This spring, my children fell madly in love with insects.
Ants.
Bees.
Butterflies.
We read books. We went exploring outside with magnifying glasses. We developed elaborate pretend play rituals based on insect life cycles and behavior. (They usually make me the queen. Obviously.) My two year old casually uses words like colony, pupae, and larvae. We are deep into it.
So I ordered some caterpillars off the internet.
They arrived in a jar: small, slow, and sleepy. Because these caterpillars are meant to be easy to raise, they come with a disclaimer that caterpillars may not look active until 48 hours after unboxing. It felt dystopian to talk about living things in that manner… but, also, I needed that disclaimer, without question.
How many?
“There are 10 caterpillars,” my 4 year old daughter, S, told me.
Ever the math teacher, I asked; “how do you know?”
“There’s 5 in that jar, and 5 in that jar,” she said, indicating the two separate jars of little larvae.
How many was the obvious math inquiry for a preschooler and a toddler with a brand new caterpillar habitat. What came next surprised me more.
Which day is it?
I took out blank books to use as science notebooks. The kids and I did some noticing and wondering. The caterpillars were black, brown, and tan. “They’re not green, like monarch caterpillars,” S the Expert announced. They looked fuzzy. They had a lot of legs that were too hard to count. Some were upside down. The food at the bottom looked like a hard syrup, “but still a little gooey.”
I opened up my notebook, and carefully wrote, Day 1.
“But it’s not day 1,” S insisted.
“Why do you say that?”
“Because they aren’t eggs. Caterpillars start as eggs because they become caterpillars and then pupae inside a chrysalis and then finally butterflies.”
Both kids have that life cycle down cold.
“So,” she continued. “You’re wrong. This isn’t day 1. We don’t know what day it is.”
“Is it okay if I write ‘Day 1’ because it’s the first day we are observing the caterpillars?'”
“No,” she replied prosaically.
I mean, she was right. My ‘day 1’ suddenly felt colonial. Who was I to ascribe my own chronology to these beautiful little bugs?
“Their day 1 was when their mother butterfly laid the eggs and then died,” S continued. “This isn’t day 1. The mother is already long dead.” Well, well, well, I didn’t know that this was our benchmark.

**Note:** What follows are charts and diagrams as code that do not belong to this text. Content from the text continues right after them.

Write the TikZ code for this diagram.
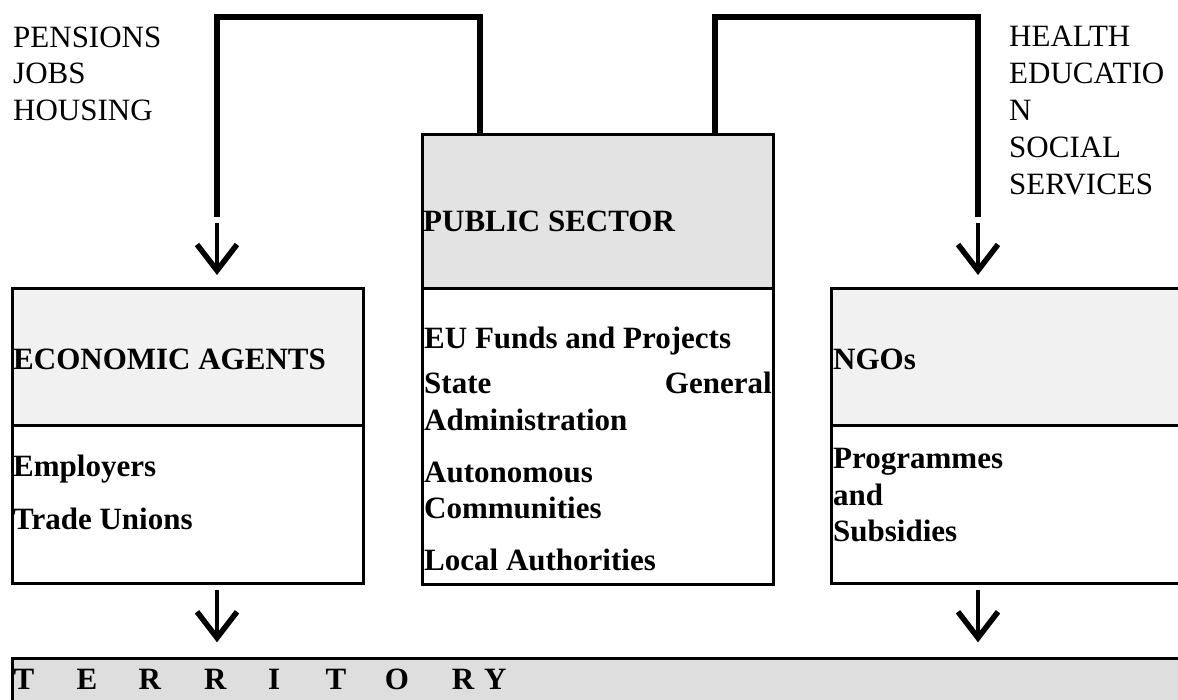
\documentclass[tikz,border=0pt]{standalone}
\usepackage{fontspec}
\setmainfont{Liberation Serif}
\usepackage{tikz}
\usetikzlibrary{arrows.meta}

\definecolor{pubgray}{HTML}{E3E3E3}
\definecolor{agtgray}{HTML}{F1F1F1}
\definecolor{tergray}{HTML}{DEDEDE}

\begin{document}
\begin{tikzpicture}[line join=miter,x=1pt,y=-1pt,
  panel/.style={draw,line width=3pt,anchor=north west,inner sep=0pt,outer sep=0pt},
  link/.style={line width=5.5pt},
  down/.style={line width=4pt,-{Straight Barb[length=26pt,width=40pt,line width=5.5pt]}},
  txt/.style={anchor=base west,inner sep=0pt,font=\fontsize{31}{37}\selectfont},
  hd/.style={txt,font=\fontsize{31}{37}\selectfont\bfseries}]
\useasboundingbox (0,0) rectangle (1178,700);
\clip (0,0) rectangle (1178,700);

% boxes
\node[panel,fill=pubgray,minimum width=351.7pt,minimum height=153.5pt] (pubhead) at (422,135) {};
\node[panel,minimum width=351.7pt,minimum height=295.5pt] (pubbody) at (422,288.5) {};
\node[panel,fill=agtgray,minimum width=351.1pt,minimum height=136pt] (econhead) at (12.2,289) {};
\node[panel,minimum width=351.1pt,minimum height=158.3pt] (econbody) at (12.2,425) {};
\node[panel,fill=agtgray,minimum width=400pt,minimum height=136pt] (ngohead) at (831,289) {};
\node[panel,minimum width=400pt,minimum height=158.3pt] (ngobody) at (831,425) {};
\node[panel,fill=tergray,minimum width=1200pt,minimum height=80pt] (terr) at (12.2,658.3) {};

% links out of the public sector
\coordinate (lfree) at (217,217);
\coordinate (rfree) at (978,217);
\draw[link] (pubhead.north west) ++(58,0) |- (217,17) -- (lfree);
\draw[link] (pubhead.north west) ++(293,0) |- (978,17) -- (rfree);

% arrows
\coordinate (a1) at (217,223);
\coordinate (a2) at (978,223);
\coordinate (a3) at (217,590);
\coordinate (a4) at (978,590);
\draw[down,shorten >=14pt] (a1) -- (a1 |- econhead.north);
\draw[down,shorten >=14pt] (a2) -- (a2 |- ngohead.north);
\draw[down,shorten >=16pt] (a3) -- (a3 |- terr.north);
\draw[down,shorten >=16pt] (a4) -- (a4 |- terr.north);

% side labels
\node[txt] (pen) at (13,47.7) {PENSIONS};
\node[txt] (job) at (13,83.3) {JOBS};
\node[txt] (hou) at (13,121) {HOUSING};
\node[txt] (hea) at (1009,46.7) {HEALTH};
\node[txt] (edu) at (1009,83.3) {EDUCATIO};
\node[txt] (edn) at (1009,120.7) {N};
\node[txt] (soc) at (1009,157.7) {SOCIAL};
\node[txt] (ser) at (1009,195) {SERVICES};

% headings
\node[hd] (pubtitle) at (423,231.7) {PUBLIC SECTOR};
\node[hd] (econtitle) at (13,370) {ECONOMIC AGENTS};
\node[hd] (ngotitle) at (833,370) {NGOs};

% box contents
\node[hd] (emp) at (13,476.7) {Employers};
\node[hd] (uni) at (13,529.3) {Trade Unions};
\node[hd] (euf) at (424,348.3) {EU Funds and Projects};
\node[hd] (sga) at (424,393.3) {\makebox[347.5pt][s]{State\hfill General}};
\node[hd] (adm) at (424,430.7) {Administration};
\node[hd] (aut) at (424,482.7) {Autonomous};
\node[hd] (com) at (424,518.3) {Communities};
\node[hd] (loc) at (424,570) {Local Authorities};
\node[hd] (pro) at (833,468.3) {Programmes};
\node[hd] (and) at (833,505) {and};
\node[hd] (sub) at (833,541.7) {Subsidies};

\foreach \x/\l [count=\i] in {13.4/T,76.5/E,138.5/R,204/R,268/I,325.3/T,384.6/O,451.6/R,484/Y}
  \node[hd] (ter\i) at (\x,689) {\l};
\end{tikzpicture}
\end{document}
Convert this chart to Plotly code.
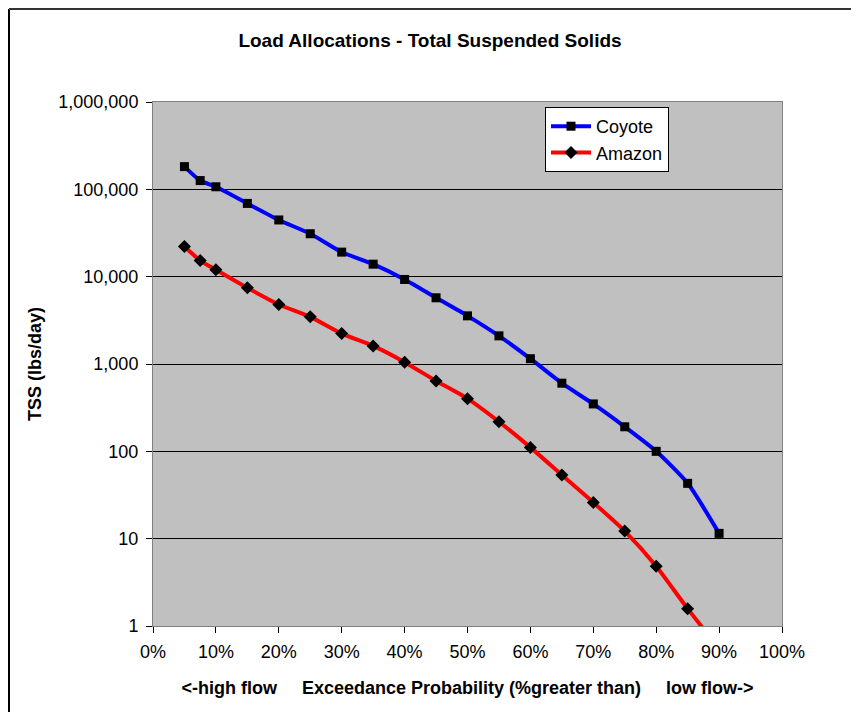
import plotly.graph_objects as go

# ---- data ----
exceedance_pct = [5, 7.5, 10, 15, 20, 25, 30, 35, 40, 45, 50, 55, 60, 65, 70, 75, 80, 85, 90]
coyote_tss = [182000, 126000, 107000, 69000, 44600, 31000, 19100, 13900, 9290, 5730,
              3560, 2100, 1150, 603, 349, 191, 100, 43, 11.5]
amazon_tss = [22200, 15300, 12000, 7460, 4800, 3470, 2230, 1610, 1050, 640,
              401, 218, 111, 53.5, 26, 12.2, 4.84, 1.58, 0.55]

y_tickvals = [1, 10, 100, 1000, 10000, 100000, 1000000]
y_ticktext = ["1", "10", "100", "1,000", "10,000", "100,000", "1,000,000"]
x_tickvals = [0, 10, 20, 30, 40, 50, 60, 70, 80, 90, 100]
x_ticktext = [f"{v}%" for v in x_tickvals]

FONT = "Liberation Sans, Arial, sans-serif"

# figure-pixel layout (page adds an 8px body margin)
L, R, T, B = 145, 85, 94, 94
W, H = 859, 712
PW, PH = W - L - R, H - T - B

def px_x(fx):
    return (fx - L) / PW

def px_y(fy):
    return (H - B - fy) / PH

fig = go.Figure()
fig.add_trace(go.Scatter(
    x=exceedance_pct, y=coyote_tss, name="Coyote", mode="lines+markers",
    line=dict(color="#0000FF", width=4, shape="spline", smoothing=0.6),
    marker=dict(symbol="square", size=9, color="black"),
))
fig.add_trace(go.Scatter(
    x=exceedance_pct, y=amazon_tss, name="Amazon", mode="lines+markers",
    line=dict(color="#FF0000", width=4, shape="spline", smoothing=0.6),
    marker=dict(symbol="diamond", size=10, color="black"),
))

sp = "\u00a0" * 5
fig.update_layout(
    width=W, height=H,
    margin=dict(l=L, r=R, t=T, b=B),
    paper_bgcolor="white", plot_bgcolor="#C0C0C0",
    font=dict(family=FONT, size=18, color="black"),
    title=dict(text="<b>Load Allocations - Total Suspended Solids</b>",
               xref="container", x=(430 - 8) / W, xanchor="center",
               yref="container", y=1 - 32 / H, yanchor="middle",
               font=dict(family=FONT, size=19, color="black")),
    showlegend=True,
    legend=dict(x=px_x(545 - 8), xanchor="left",
                y=px_y(172 - 8), yanchor="bottom",
                bgcolor="white", bordercolor="black", borderwidth=1,
                font=dict(family=FONT, size=18, color="black"),
                tracegroupgap=0, itemwidth=40),
    xaxis=dict(range=[0, 100], tickvals=x_tickvals, ticktext=x_ticktext,
               showgrid=False, zeroline=False,
               showline=True, linecolor="#808080", linewidth=1, mirror=True,
               ticks="outside", ticklen=6, tickcolor="black",
               ticklabelstandoff=3,
               tickfont=dict(family=FONT, size=18),
               title=dict(text="<b>&lt;-high flow" + sp + "Exceedance Probability (%greater than)" + sp + "low flow-&gt;</b>",
                          font=dict(family=FONT, size=18), standoff=20)),
    yaxis=dict(type="log", range=[0, 6], tickvals=y_tickvals, ticktext=y_ticktext,
               showgrid=True, gridcolor="black", gridwidth=1,
               zeroline=False,
               showline=True, linecolor="#808080", linewidth=1, mirror=True,
               ticks="outside", ticklen=6, tickcolor="black",
               ticklabelstandoff=4,
               tickfont=dict(family=FONT, size=18),
               title=dict(text="<b>TSS (lbs/day)</b>", font=dict(family=FONT, size=18), standoff=12)),
    shapes=[
        dict(type="line", xref="paper", yref="paper",
             x0=px_x(1), x1=px_x(1), y0=px_y(H + 20), y1=px_y(1),
             line=dict(color="black", width=2)),
        dict(type="line", xref="paper", yref="paper",
             x0=px_x(1), x1=px_x(W + 20), y0=px_y(1), y1=px_y(1),
             line=dict(color="#333333", width=2)),
    ],
)

fig.write_html("out.html")
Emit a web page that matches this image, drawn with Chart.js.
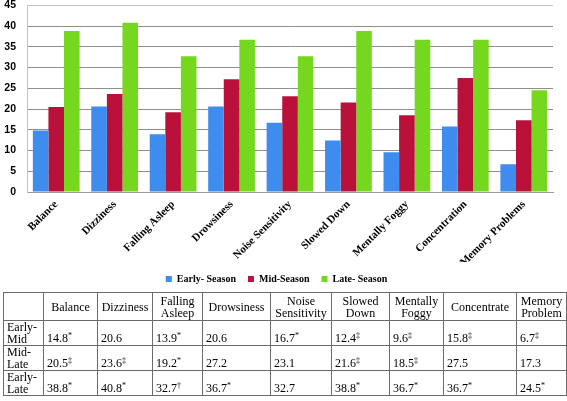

While I was busy agonizing over my Day 1 dilemma, S drew these sketches of the caterpillar life cycle. From left to right: happy caterpillars, j-shaped caterpillar ready to pupate and become a chrysalis, the chrysalis, and then the painted lady butterfly.
“Right now all I see in the jars are caterpillars,” I said, trying to push her towards my own definition of a science notebook. “We haven’t seen the other parts of the life cycle yet.”
S frowned. “Mama. You wrote day 1. Your book isn’t even right.”
How can we keep track?
How long does it take for a butterfly to go through every stage in its life cycle?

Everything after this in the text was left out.